It is important to understand the effects of introducing thermal changes in the subsurface because such changes alter the state of stress and, ultimately, the behavior of the formation. Inducing fractures in the formation may cause injection fluids to advance at different rates through the reservoir, thereby reducing the areal sweep through the reservoir and the overall efficiency of a flooding operation. To avoid induced fractures, it is necessary to maintain water flooding operations below the fracturing (breakdown) pressure of the formation. For these reasons, it is extremely important to model the cold water injection response and to predict whether it is possible to inject without creating fractures in the formation.

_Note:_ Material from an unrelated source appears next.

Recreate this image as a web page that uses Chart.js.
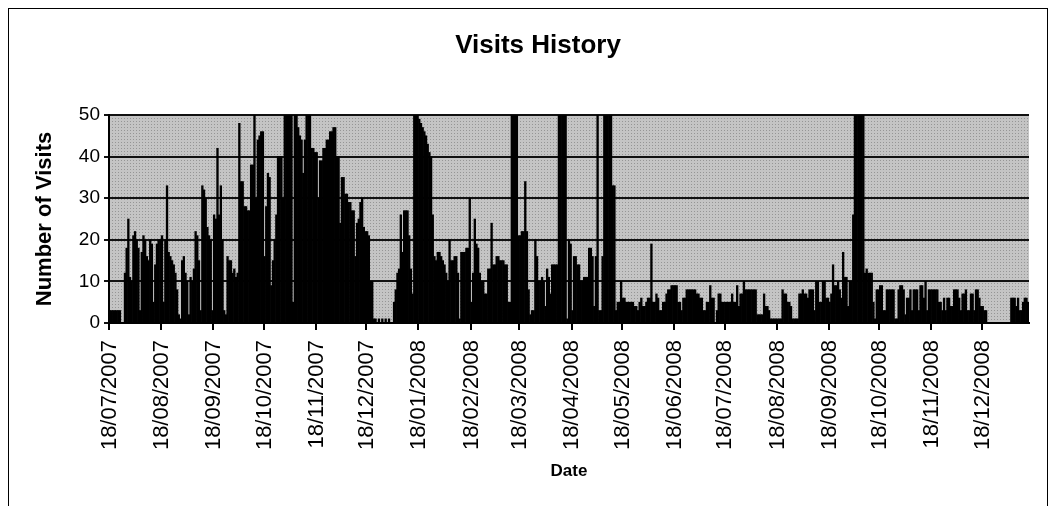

In late 2006 a reservoir simulation study using ECLIPSE was performed for 103N Field in Sirte Basin to evaluate the reservoir response to water flooding in an attempt to understand the potential for improving oil and gas recovery with water flooding. This study showed that the main effect of cold water injection on the recovery of N- Field was reduced injectivity due to high water viscosity. Another effect of cold water injection was that bypassed oil was cooled down and its mobility was reduced due to the increase in the oil viscosity, thus reducing ultimate recovery.

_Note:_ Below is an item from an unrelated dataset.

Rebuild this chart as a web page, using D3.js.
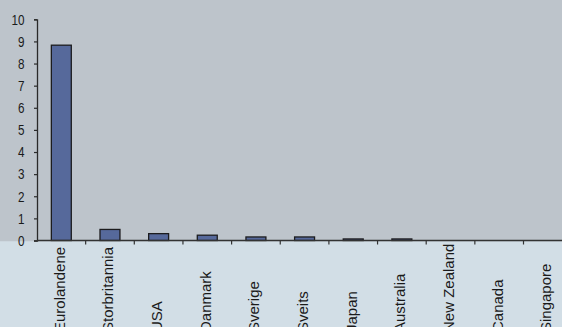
<!DOCTYPE html>
<html>
<head>
<meta charset="utf-8">
<script src="https://cdn.jsdelivr.net/npm/d3@7"></script>
<style>
  html, body { margin: 0; padding: 0; background: #d2dee6; }
  svg { display: block; }
</style>
</head>
<body>
<svg id="chart" width="562" height="327"></svg>
<script>
// Countries along the category axis
const countries = ["Eurolandene", "Storbritannia", "USA", "Danmark", "Sverige", "Sveits",
                   "Japan", "Australia", "New Zealand", "Canada", "Singapore"];
// Value per country
const values = [8.83, 0.5, 0.31, 0.24, 0.16, 0.16, 0.07, 0.07, 0, 0, 0];
// Value axis ticks
const yTicks = [0, 1, 2, 3, 4, 5, 6, 7, 8, 9, 10];

const W = 562, H = 327;
const svg = d3.select("#chart");

const plotLeft = 37, plotTop = 19.3, plotBottom = 240.5;
const bandStep = 48.65;
const fontFamily = "'Liberation Sans', Arial, sans-serif";

const x = d3.scaleBand()
  .domain(countries)
  .range([plotLeft, plotLeft + bandStep * countries.length])
  .paddingInner(0.59)
  .paddingOuter(0.295);

const y = d3.scaleLinear().domain([0, 10]).range([plotBottom, plotTop]);

// Backgrounds: plot area band on top, lighter strip under the axis
svg.append("rect").attr("x", 0).attr("y", 0).attr("width", W).attr("height", 241.5)
  .attr("fill", "#bdc4cb");
svg.append("rect").attr("x", 0).attr("y", 241.5).attr("width", W).attr("height", H - 241.5)
  .attr("fill", "#d2dee6");

// Bars
svg.append("g").selectAll("rect")
  .data(values)
  .join("rect")
  .attr("x", (d, i) => x(countries[i]))
  .attr("y", d => y(d))
  .attr("width", x.bandwidth())
  .attr("height", d => y(0) - y(d))
  .attr("fill", "#56699b")
  .attr("stroke", "#1c1c1e")
  .attr("stroke-width", 1.3)
  .attr("display", d => d > 0 ? null : "none");

// Y axis with condensed tick numbers
const condense = 0.78;
const yAxis = d3.axisLeft(y).tickValues(yTicks).tickSize(3)
  .tickFormat(d3.format("d"));
const gy = svg.append("g").attr("transform", `translate(${plotLeft},0)`).call(yAxis);
gy.select(".domain").attr("stroke", "#2a2a2a").attr("stroke-width", 1.3);
gy.selectAll(".tick line").attr("stroke", "#2a2a2a").attr("stroke-width", 1.2);
gy.selectAll(".tick text")
  .attr("x", -12.5 / condense)
  .attr("transform", `scale(${condense},1)`)
  .attr("fill", "#1a1a1a")
  .style("font-family", fontFamily)
  .style("font-size", "15px");

// X axis line with category boundary ticks
const xEnd = plotLeft + bandStep * countries.length;
svg.append("line")
  .attr("x1", plotLeft).attr("x2", xEnd)
  .attr("y1", plotBottom).attr("y2", plotBottom)
  .attr("stroke", "#333333").attr("stroke-width", 1.5);
const boundaries = d3.range(1, countries.length + 1).map(i => plotLeft + i * bandStep);
svg.append("g").selectAll("line")
  .data(boundaries)
  .join("line")
  .attr("x1", d => d).attr("x2", d => d)
  .attr("y1", plotBottom).attr("y2", plotBottom + 4)
  .attr("stroke", "#333333").attr("stroke-width", 1.2);

// Rotated category labels, reading upward from below the strip
svg.append("g").selectAll("text")
  .data(countries)
  .join("text")
  .attr("transform", d => `translate(${x(d) + x.bandwidth() / 2 + 3.5},332) rotate(-90)`)
  .attr("text-anchor", "start")
  .attr("fill", "#1a1a1a")
  .style("font-family", fontFamily)
  .style("font-size", "15px")
  .text(d => d);
</script>
</body>
</html>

This paper provides an extension of the reservoir simulation done by Wintershall to examine the effect of cold water injection on formation fracturing gradients. The work includes a review of the rock mechanics and stress analysis of the subsurface formations and provides an estimation of fracture penetration within the reservoir for a range of water injection rates and water surface temperatures. The conclusions of this study provide important insights into applying water flooding operations in the N-field.